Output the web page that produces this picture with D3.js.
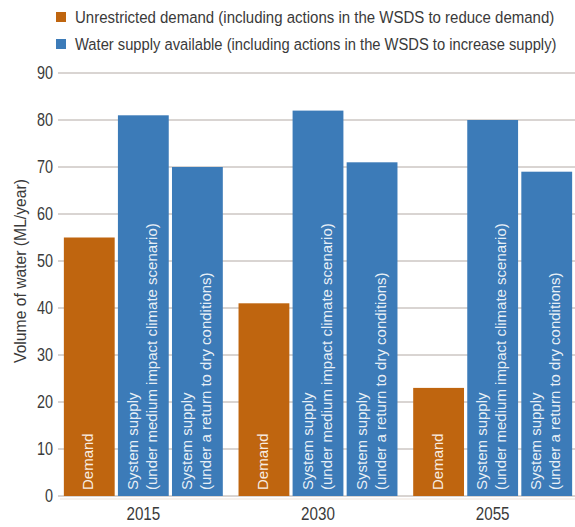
<!DOCTYPE html>
<html><head><meta charset="utf-8">
<script src="https://cdn.jsdelivr.net/npm/d3@7"></script>
<style>
body{margin:0;background:#fff;}
text{font-family:"Liberation Sans Narrow","Arial Narrow","Liberation Sans",sans-serif;}
</style></head>
<body><svg id="c" width="575" height="527"></svg>
<script>
const years = ["2015","2030","2055"];
const seriesNames = ["Demand","Supply (medium impact)","Supply (dry)"];
const demand = [55, 41, 23];
const supplyMedium = [81, 82, 80];
const supplyDry = [70, 71, 69];
const yTicks = [0,10,20,30,40,50,60,70,80,90];
const barLabels = [["Demand"],["System supply","(under medium impact climate scenario)"],["System supply","(under a return to dry conditions)"]];
const legendLabels = ["Unrestricted demand (including actions in the WSDS to reduce demand)","Water supply available (including actions in the WSDS to increase supply)"];
const colors = ["#bf650f","#3c7bb8"];
const barColor = [colors[0], colors[1], colors[1]];
const SX = 0.8;

const svg = d3.select("#c");
const y = d3.scaleLinear().domain([0,90]).range([496,73]);
const x0 = d3.scaleBand().domain(years).range([56,580]).paddingInner(0.09).paddingOuter(0.045);
const x1 = d3.scaleBand().domain([0,1,2]).range([0,x0.bandwidth()]).paddingInner(0.06);

// gridlines
svg.append("g").selectAll("line").data(yTicks).join("line")
  .attr("x1",58).attr("x2",575).attr("y1",d=>y(d)).attr("y2",d=>y(d))
  .attr("stroke","#b3aaa5").attr("stroke-width",1);

// y tick labels
svg.append("g").selectAll("text").data(yTicks).join("text")
  .attr("transform",d=>`translate(53,${y(d)}) scale(${SX},1)`)
  .attr("dy","0.36em").attr("text-anchor","end")
  .attr("font-size",18).attr("fill","#3a3a3a").text(d=>d);

const title = svg.append("text")
  .attr("text-anchor","middle").attr("font-size",16.5).attr("fill","#3a3a3a")
  .text("Volume of water (ML/year)");
{
  const w = title.node().getComputedTextLength();
  title.attr("transform",`translate(26,271) rotate(-90) scale(${184/w},1)`);
}

// bars
const rows = years.map((yr,i)=>({year:yr, vals:[demand[i],supplyMedium[i],supplyDry[i]]}));
const g = svg.append("g").selectAll("g").data(rows).join("g")
  .attr("transform",d=>`translate(${x0(d.year)},0)`);
g.selectAll("rect").data(d=>d.vals.map((v,k)=>({v,k}))).join("rect")
  .attr("x",d=>x1(d.k)).attr("width",x1.bandwidth())
  .attr("y",d=>y(d.v)).attr("height",d=>y(0)-y(d.v))
  .attr("fill",d=>barColor[d.k]);
g.each(function(){
  const gg = d3.select(this);
  [0,1,2].forEach(k=>{
    const lines = barLabels[k];
    const cx = x1(k)+x1.bandwidth()/2;
    const n = lines.length;
    lines.forEach((t,li)=>{
      const off = (li-(n-1)/2)*19;
      gg.append("text")
        .attr("transform",`translate(${cx+off+4},${y(0)-6}) rotate(-90)`)
        .attr("font-size",15).attr("fill","#fff").attr("fill-opacity",0.9).text(t);
    });
  });
});

// baseline
svg.append("line").attr("x1",60).attr("x2",575).attr("y1",499).attr("y2",499)
  .attr("stroke","#eee3da").attr("stroke-width",1);

// x labels
svg.append("g").selectAll("text").data(years).join("text")
  .attr("transform",d=>`translate(${x0(d)+x0.bandwidth()/2},520) scale(${SX},1)`)
  .attr("text-anchor","middle")
  .attr("font-size",19).attr("fill","#3a3a3a").text(d=>d);

// legend
const lg = svg.append("g").selectAll("g").data(legendLabels).join("g")
  .attr("transform",(d,i)=>`translate(56,${12+i*27})`);
lg.append("rect").attr("width",10).attr("height",10).attr("fill",(d,i)=>colors[i]);
lg.append("text").attr("dy","0.36em")
  .attr("font-size",17).attr("fill","#3a3a3a")
  .text(d=>d)
  .each(function(d,i){
    const w = this.getComputedTextLength();
    const target = i===0?480:482;
    d3.select(this).attr("transform",`translate(19,5) scale(${target/w},1)`);
  });
</script></body></html>
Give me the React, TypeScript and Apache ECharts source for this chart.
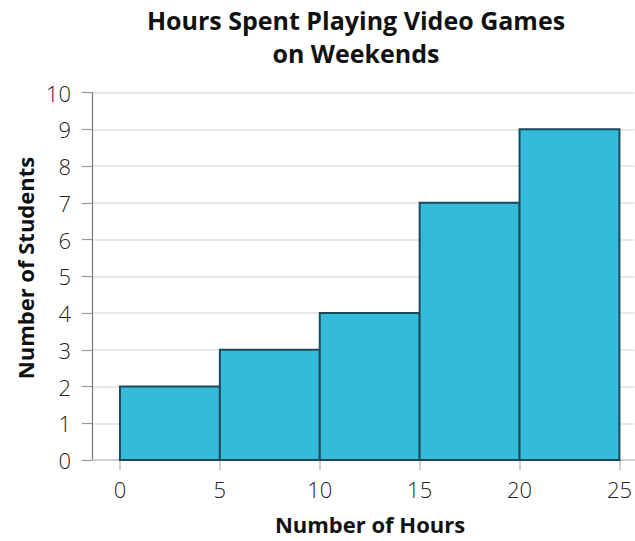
import React, { useEffect, useRef } from "react";
import * as echarts from "echarts";

const binStarts = [0, 5, 10, 15, 20];
const binEnds = [5, 10, 15, 20, 25];
const studentCounts = [2, 3, 4, 7, 9];
const xTickValues = [0, 5, 10, 15, 20, 25];

const titleLine1 = "Hours Spent Playing Video Games";
const titleLine2 = "on Weekends";
const xName = "Number of Hours";
const yName = "Number of Students";

const FONT = "'Open Sans', 'Noto Sans', sans-serif";

export default function App() {
  const ref = useRef<HTMLDivElement>(null);
  useEffect(() => {
    document.body.style.margin = "0";
    const chart = echarts.init(ref.current!, null, { renderer: "svg" });
    const data = binStarts.map((s, i) => [s, binEnds[i], studentCounts[i]]);
    const titleStyle = {
      fontFamily: FONT,
      fontWeight: "bold",
      fontSize: 25,
      color: "#111",
    };
    chart.setOption({
      animation: false,
      backgroundColor: "#ffffff",
      title: [
        { text: titleLine1, left: 356, top: 7, textAlign: "center", padding: 0, textStyle: titleStyle },
        { text: titleLine2, left: 356, top: 40, textAlign: "center", padding: 0, textStyle: titleStyle },
      ],
      grid: { left: 92, right: 0, top: 92.5, bottom: 81, containLabel: false },
      xAxis: {
        type: "value",
        min: -1.4,
        max: 25.75,
        splitLine: { show: false },
        axisLine: { show: true, onZero: false, lineStyle: { color: "#c8c8c8", width: 1.5 } },
        axisTick: {
          show: true,
          customValues: xTickValues,
          length: 10,
          lineStyle: { color: "#c0c0c0", width: 1.5 },
        },
        axisLabel: {
          customValues: xTickValues,
          margin: 18,
          fontFamily: FONT,
          fontWeight: 300,
          fontSize: 22,
          color: "#222",
        },
      },
      yAxis: {
        type: "value",
        min: 0,
        max: 10,
        interval: 1,
        axisLine: { show: true, onZero: false, lineStyle: { color: "#777", width: 1.2 } },
        axisTick: { show: true, length: 10, lineStyle: { color: "#999", width: 1.2 } },
        splitLine: { show: true, lineStyle: { color: "#e0e0e0", width: 1.5 } },
        axisLabel: {
          margin: 21,
          fontFamily: FONT,
          fontWeight: 300,
          fontSize: 22,
          color: "#222",
        },
      },
      graphic: [
        {
          type: "text",
          x: 370,
          y: 524,
          style: {
            text: xName,
            font: `bold 22px ${FONT}`,
            fill: "#111",
            align: "center",
            verticalAlign: "middle",
          },
        },
        {
          type: "text",
          x: 25,
          y: 268,
          rotation: Math.PI / 2,
          style: {
            text: yName,
            font: `bold 22px ${FONT}`,
            fill: "#111",
            align: "center",
            verticalAlign: "middle",
          },
        },
      ],
      series: [
        {
          type: "custom",
          data,
          encode: { x: [0, 1], y: 2 },
          renderItem: (params: any, api: any) => {
            const s = api.value(0);
            const e = api.value(1);
            const v = api.value(2);
            const p0 = api.coord([s, v]);
            const p1 = api.coord([e, 0]);
            return {
              type: "rect",
              shape: { x: p0[0], y: p0[1], width: p1[0] - p0[0], height: p1[1] - p0[1] },
              style: { fill: "#33bbd9", stroke: "#1b4a5a", lineWidth: 2 },
            };
          },
        },
      ],
    });
    return () => chart.dispose();
  }, []);
  return <div ref={ref} style={{ width: 635, height: 541 }} />;
}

= DIRECTIVE =
Copy the records above exactly, leaving out every picture.

= ANSWER TO THE EXERCISE =
Output the web page that produces this picture with D3.js.
<!DOCTYPE html>
<html><head><meta charset="utf-8">
<script src="https://cdn.jsdelivr.net/npm/d3@7"></script>
<style>
body{margin:0;background:#fff;}
text{font-family:"Liberation Sans Narrow","Arial Narrow","Liberation Sans",sans-serif;}
</style></head>
<body><svg id="c" width="575" height="527"></svg>
<script>
const years = ["2015","2030","2055"];
const seriesNames = ["Demand","Supply (medium impact)","Supply (dry)"];
const demand = [55, 41, 23];
const supplyMedium = [81, 82, 80];
const supplyDry = [70, 71, 69];
const yTicks = [0,10,20,30,40,50,60,70,80,90];
const barLabels = [["Demand"],["System supply","(under medium impact climate scenario)"],["System supply","(under a return to dry conditions)"]];
const legendLabels = ["Unrestricted demand (including actions in the WSDS to reduce demand)","Water supply available (including actions in the WSDS to increase supply)"];
const colors = ["#bf650f","#3c7bb8"];
const barColor = [colors[0], colors[1], colors[1]];
const SX = 0.8;

const svg = d3.select("#c");
const y = d3.scaleLinear().domain([0,90]).range([496,73]);
const x0 = d3.scaleBand().domain(years).range([56,580]).paddingInner(0.09).paddingOuter(0.045);
const x1 = d3.scaleBand().domain([0,1,2]).range([0,x0.bandwidth()]).paddingInner(0.06);

// gridlines
svg.append("g").selectAll("line").data(yTicks).join("line")
  .attr("x1",58).attr("x2",575).attr("y1",d=>y(d)).attr("y2",d=>y(d))
  .attr("stroke","#b3aaa5").attr("stroke-width",1);

// y tick labels
svg.append("g").selectAll("text").data(yTicks).join("text")
  .attr("transform",d=>`translate(53,${y(d)}) scale(${SX},1)`)
  .attr("dy","0.36em").attr("text-anchor","end")
  .attr("font-size",18).attr("fill","#3a3a3a").text(d=>d);

const title = svg.append("text")
  .attr("text-anchor","middle").attr("font-size",16.5).attr("fill","#3a3a3a")
  .text("Volume of water (ML/year)");
{
  const w = title.node().getComputedTextLength();
  title.attr("transform",`translate(26,271) rotate(-90) scale(${184/w},1)`);
}

// bars
const rows = years.map((yr,i)=>({year:yr, vals:[demand[i],supplyMedium[i],supplyDry[i]]}));
const g = svg.append("g").selectAll("g").data(rows).join("g")
  .attr("transform",d=>`translate(${x0(d.year)},0)`);
g.selectAll("rect").data(d=>d.vals.map((v,k)=>({v,k}))).join("rect")
  .attr("x",d=>x1(d.k)).attr("width",x1.bandwidth())
  .attr("y",d=>y(d.v)).attr("height",d=>y(0)-y(d.v))
  .attr("fill",d=>barColor[d.k]);
g.each(function(){
  const gg = d3.select(this);
  [0,1,2].forEach(k=>{
    const lines = barLabels[k];
    const cx = x1(k)+x1.bandwidth()/2;
    const n = lines.length;
    lines.forEach((t,li)=>{
      const off = (li-(n-1)/2)*19;
      gg.append("text")
        .attr("transform",`translate(${cx+off+4},${y(0)-6}) rotate(-90)`)
        .attr("font-size",15).attr("fill","#fff").attr("fill-opacity",0.9).text(t);
    });
  });
});

// baseline
svg.append("line").attr("x1",60).attr("x2",575).attr("y1",499).attr("y2",499)
  .attr("stroke","#eee3da").attr("stroke-width",1);

// x labels
svg.append("g").selectAll("text").data(years).join("text")
  .attr("transform",d=>`translate(${x0(d)+x0.bandwidth()/2},520) scale(${SX},1)`)
  .attr("text-anchor","middle")
  .attr("font-size",19).attr("fill","#3a3a3a").text(d=>d);

// legend
const lg = svg.append("g").selectAll("g").data(legendLabels).join("g")
  .attr("transform",(d,i)=>`translate(56,${12+i*27})`);
lg.append("rect").attr("width",10).attr("height",10).attr("fill",(d,i)=>colors[i]);
lg.append("text").attr("dy","0.36em")
  .attr("font-size",17).attr("fill","#3a3a3a")
  .text(d=>d)
  .each(function(d,i){
    const w = this.getComputedTextLength();
    const target = i===0?480:482;
    d3.select(this).attr("transform",`translate(19,5) scale(${target/w},1)`);
  });
</script></body></html>
Give me the React, TypeScript and Apache ECharts source for this chart.
import React, { useEffect, useRef } from "react";
import * as echarts from "echarts";

const binStarts = [0, 5, 10, 15, 20];
const binEnds = [5, 10, 15, 20, 25];
const studentCounts = [2, 3, 4, 7, 9];
const xTickValues = [0, 5, 10, 15, 20, 25];

const titleLine1 = "Hours Spent Playing Video Games";
const titleLine2 = "on Weekends";
const xName = "Number of Hours";
const yName = "Number of Students";

const FONT = "'Open Sans', 'Noto Sans', sans-serif";

export default function App() {
  const ref = useRef<HTMLDivElement>(null);
  useEffect(() => {
    document.body.style.margin = "0";
    const chart = echarts.init(ref.current!, null, { renderer: "svg" });
    const data = binStarts.map((s, i) => [s, binEnds[i], studentCounts[i]]);
    const titleStyle = {
      fontFamily: FONT,
      fontWeight: "bold",
      fontSize: 25,
      color: "#111",
    };
    chart.setOption({
      animation: false,
      backgroundColor: "#ffffff",
      title: [
        { text: titleLine1, left: 356, top: 7, textAlign: "center", padding: 0, textStyle: titleStyle },
        { text: titleLine2, left: 356, top: 40, textAlign: "center", padding: 0, textStyle: titleStyle },
      ],
      grid: { left: 92, right: 0, top: 92.5, bottom: 81, containLabel: false },
      xAxis: {
        type: "value",
        min: -1.4,
        max: 25.75,
        splitLine: { show: false },
        axisLine: { show: true, onZero: false, lineStyle: { color: "#c8c8c8", width: 1.5 } },
        axisTick: {
          show: true,
          customValues: xTickValues,
          length: 10,
          lineStyle: { color: "#c0c0c0", width: 1.5 },
        },
        axisLabel: {
          customValues: xTickValues,
          margin: 18,
          fontFamily: FONT,
          fontWeight: 300,
          fontSize: 22,
          color: "#222",
        },
      },
      yAxis: {
        type: "value",
        min: 0,
        max: 10,
        interval: 1,
        axisLine: { show: true, onZero: false, lineStyle: { color: "#777", width: 1.2 } },
        axisTick: { show: true, length: 10, lineStyle: { color: "#999", width: 1.2 } },
        splitLine: { show: true, lineStyle: { color: "#e0e0e0", width: 1.5 } },
        axisLabel: {
          margin: 21,
          fontFamily: FONT,
          fontWeight: 300,
          fontSize: 22,
          color: "#222",
        },
      },
      graphic: [
        {
          type: "text",
          x: 370,
          y: 524,
          style: {
            text: xName,
            font: `bold 22px ${FONT}`,
            fill: "#111",
            align: "center",
            verticalAlign: "middle",
          },
        },
        {
          type: "text",
          x: 25,
          y: 268,
          rotation: Math.PI / 2,
          style: {
            text: yName,
            font: `bold 22px ${FONT}`,
            fill: "#111",
            align: "center",
            verticalAlign: "middle",
          },
        },
      ],
      series: [
        {
          type: "custom",
          data,
          encode: { x: [0, 1], y: 2 },
          renderItem: (params: any, api: any) => {
            const s = api.value(0);
            const e = api.value(1);
            const v = api.value(2);
            const p0 = api.coord([s, v]);
            const p1 = api.coord([e, 0]);
            return {
              type: "rect",
              shape: { x: p0[0], y: p0[1], width: p1[0] - p0[0], height: p1[1] - p0[1] },
              style: { fill: "#33bbd9", stroke: "#1b4a5a", lineWidth: 2 },
            };
          },
        },
      ],
    });
    return () => chart.dispose();
  }, []);
  return <div ref={ref} style={{ width: 635, height: 541 }} />;
}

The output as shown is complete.